### DATA SHOWN
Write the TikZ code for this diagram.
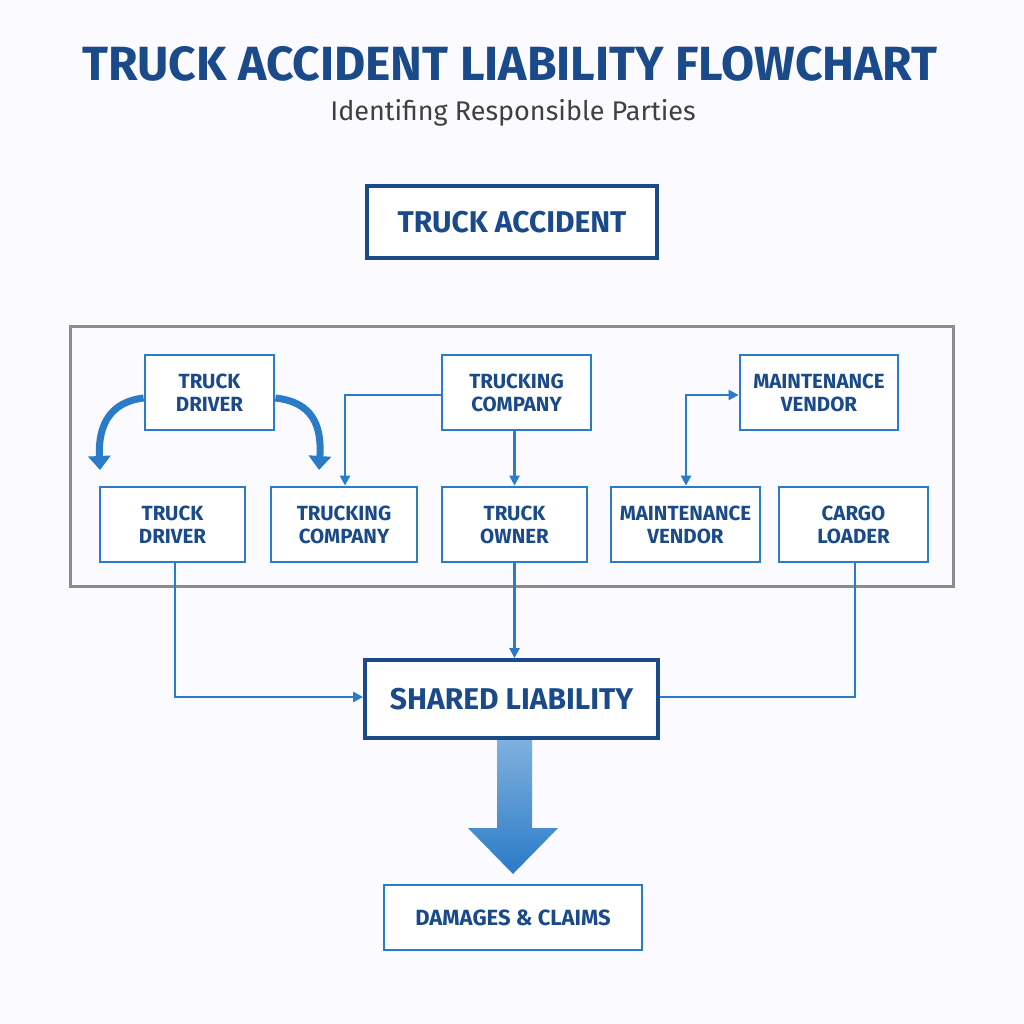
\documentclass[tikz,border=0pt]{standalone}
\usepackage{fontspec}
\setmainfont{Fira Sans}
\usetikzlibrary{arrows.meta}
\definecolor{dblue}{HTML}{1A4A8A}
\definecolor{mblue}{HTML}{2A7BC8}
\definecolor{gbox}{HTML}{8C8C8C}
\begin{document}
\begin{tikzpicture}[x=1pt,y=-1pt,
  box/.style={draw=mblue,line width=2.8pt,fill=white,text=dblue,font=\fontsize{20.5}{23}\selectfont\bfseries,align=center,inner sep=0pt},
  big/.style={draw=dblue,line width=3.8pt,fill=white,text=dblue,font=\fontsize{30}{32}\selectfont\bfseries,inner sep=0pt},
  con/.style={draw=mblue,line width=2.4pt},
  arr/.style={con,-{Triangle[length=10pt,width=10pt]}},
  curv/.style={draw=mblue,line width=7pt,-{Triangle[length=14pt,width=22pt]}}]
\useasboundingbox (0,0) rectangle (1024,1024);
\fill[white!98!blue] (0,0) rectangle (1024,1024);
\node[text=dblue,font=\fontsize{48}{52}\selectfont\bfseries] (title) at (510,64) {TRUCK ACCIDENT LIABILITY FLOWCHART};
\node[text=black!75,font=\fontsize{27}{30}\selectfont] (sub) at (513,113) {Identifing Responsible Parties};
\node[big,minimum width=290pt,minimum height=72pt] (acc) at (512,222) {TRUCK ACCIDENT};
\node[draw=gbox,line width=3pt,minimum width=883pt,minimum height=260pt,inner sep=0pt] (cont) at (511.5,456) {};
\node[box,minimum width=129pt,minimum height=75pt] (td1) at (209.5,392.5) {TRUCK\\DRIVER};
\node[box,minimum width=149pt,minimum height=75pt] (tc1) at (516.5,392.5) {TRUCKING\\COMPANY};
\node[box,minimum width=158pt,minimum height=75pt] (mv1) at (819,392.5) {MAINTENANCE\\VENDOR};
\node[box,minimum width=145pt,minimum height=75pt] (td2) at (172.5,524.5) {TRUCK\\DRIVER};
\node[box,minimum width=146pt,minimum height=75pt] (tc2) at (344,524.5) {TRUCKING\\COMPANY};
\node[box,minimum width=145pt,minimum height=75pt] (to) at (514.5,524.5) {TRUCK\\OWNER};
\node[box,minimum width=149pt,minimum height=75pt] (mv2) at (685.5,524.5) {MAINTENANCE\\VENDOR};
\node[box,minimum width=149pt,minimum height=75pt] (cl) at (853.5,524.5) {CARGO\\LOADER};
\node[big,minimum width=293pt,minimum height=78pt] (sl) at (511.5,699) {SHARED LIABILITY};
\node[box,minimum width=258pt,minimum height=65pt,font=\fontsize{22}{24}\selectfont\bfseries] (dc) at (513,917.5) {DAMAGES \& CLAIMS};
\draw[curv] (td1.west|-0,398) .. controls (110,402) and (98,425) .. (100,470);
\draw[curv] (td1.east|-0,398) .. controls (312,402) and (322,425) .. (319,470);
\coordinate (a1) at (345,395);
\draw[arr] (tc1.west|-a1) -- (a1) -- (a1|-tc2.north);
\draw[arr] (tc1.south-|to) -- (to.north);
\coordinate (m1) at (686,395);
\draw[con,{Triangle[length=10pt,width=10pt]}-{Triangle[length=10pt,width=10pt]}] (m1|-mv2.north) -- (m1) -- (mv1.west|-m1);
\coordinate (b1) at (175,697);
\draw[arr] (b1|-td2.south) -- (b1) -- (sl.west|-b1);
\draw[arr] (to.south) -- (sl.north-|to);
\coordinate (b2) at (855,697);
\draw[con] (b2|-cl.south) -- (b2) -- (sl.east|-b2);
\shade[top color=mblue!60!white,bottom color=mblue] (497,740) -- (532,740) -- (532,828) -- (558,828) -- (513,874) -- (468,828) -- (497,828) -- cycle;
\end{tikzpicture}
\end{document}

### PROBLEM TO WORK ON
Copy the listing exactly. Any image in it stays out of the copy.

### ANSWER TO THE PROBLEM
Write the TikZ code for this diagram.
\documentclass[tikz,border=0pt]{standalone}
\usepackage{fontspec}
\setmainfont{Fira Sans}
\usetikzlibrary{arrows.meta}
\definecolor{dblue}{HTML}{1A4A8A}
\definecolor{mblue}{HTML}{2A7BC8}
\definecolor{gbox}{HTML}{8C8C8C}
\begin{document}
\begin{tikzpicture}[x=1pt,y=-1pt,
  box/.style={draw=mblue,line width=2.8pt,fill=white,text=dblue,font=\fontsize{20.5}{23}\selectfont\bfseries,align=center,inner sep=0pt},
  big/.style={draw=dblue,line width=3.8pt,fill=white,text=dblue,font=\fontsize{30}{32}\selectfont\bfseries,inner sep=0pt},
  con/.style={draw=mblue,line width=2.4pt},
  arr/.style={con,-{Triangle[length=10pt,width=10pt]}},
  curv/.style={draw=mblue,line width=7pt,-{Triangle[length=14pt,width=22pt]}}]
\useasboundingbox (0,0) rectangle (1024,1024);
\fill[white!98!blue] (0,0) rectangle (1024,1024);
\node[text=dblue,font=\fontsize{48}{52}\selectfont\bfseries] (title) at (510,64) {TRUCK ACCIDENT LIABILITY FLOWCHART};
\node[text=black!75,font=\fontsize{27}{30}\selectfont] (sub) at (513,113) {Identifing Responsible Parties};
\node[big,minimum width=290pt,minimum height=72pt] (acc) at (512,222) {TRUCK ACCIDENT};
\node[draw=gbox,line width=3pt,minimum width=883pt,minimum height=260pt,inner sep=0pt] (cont) at (511.5,456) {};
\node[box,minimum width=129pt,minimum height=75pt] (td1) at (209.5,392.5) {TRUCK\\DRIVER};
\node[box,minimum width=149pt,minimum height=75pt] (tc1) at (516.5,392.5) {TRUCKING\\COMPANY};
\node[box,minimum width=158pt,minimum height=75pt] (mv1) at (819,392.5) {MAINTENANCE\\VENDOR};
\node[box,minimum width=145pt,minimum height=75pt] (td2) at (172.5,524.5) {TRUCK\\DRIVER};
\node[box,minimum width=146pt,minimum height=75pt] (tc2) at (344,524.5) {TRUCKING\\COMPANY};
\node[box,minimum width=145pt,minimum height=75pt] (to) at (514.5,524.5) {TRUCK\\OWNER};
\node[box,minimum width=149pt,minimum height=75pt] (mv2) at (685.5,524.5) {MAINTENANCE\\VENDOR};
\node[box,minimum width=149pt,minimum height=75pt] (cl) at (853.5,524.5) {CARGO\\LOADER};
\node[big,minimum width=293pt,minimum height=78pt] (sl) at (511.5,699) {SHARED LIABILITY};
\node[box,minimum width=258pt,minimum height=65pt,font=\fontsize{22}{24}\selectfont\bfseries] (dc) at (513,917.5) {DAMAGES \& CLAIMS};
\draw[curv] (td1.west|-0,398) .. controls (110,402) and (98,425) .. (100,470);
\draw[curv] (td1.east|-0,398) .. controls (312,402) and (322,425) .. (319,470);
\coordinate (a1) at (345,395);
\draw[arr] (tc1.west|-a1) -- (a1) -- (a1|-tc2.north);
\draw[arr] (tc1.south-|to) -- (to.north);
\coordinate (m1) at (686,395);
\draw[con,{Triangle[length=10pt,width=10pt]}-{Triangle[length=10pt,width=10pt]}] (m1|-mv2.north) -- (m1) -- (mv1.west|-m1);
\coordinate (b1) at (175,697);
\draw[arr] (b1|-td2.south) -- (b1) -- (sl.west|-b1);
\draw[arr] (to.south) -- (sl.north-|to);
\coordinate (b2) at (855,697);
\draw[con] (b2|-cl.south) -- (b2) -- (sl.east|-b2);
\shade[top color=mblue!60!white,bottom color=mblue] (497,740) -- (532,740) -- (532,828) -- (558,828) -- (513,874) -- (468,828) -- (497,828) -- cycle;
\end{tikzpicture}
\end{document}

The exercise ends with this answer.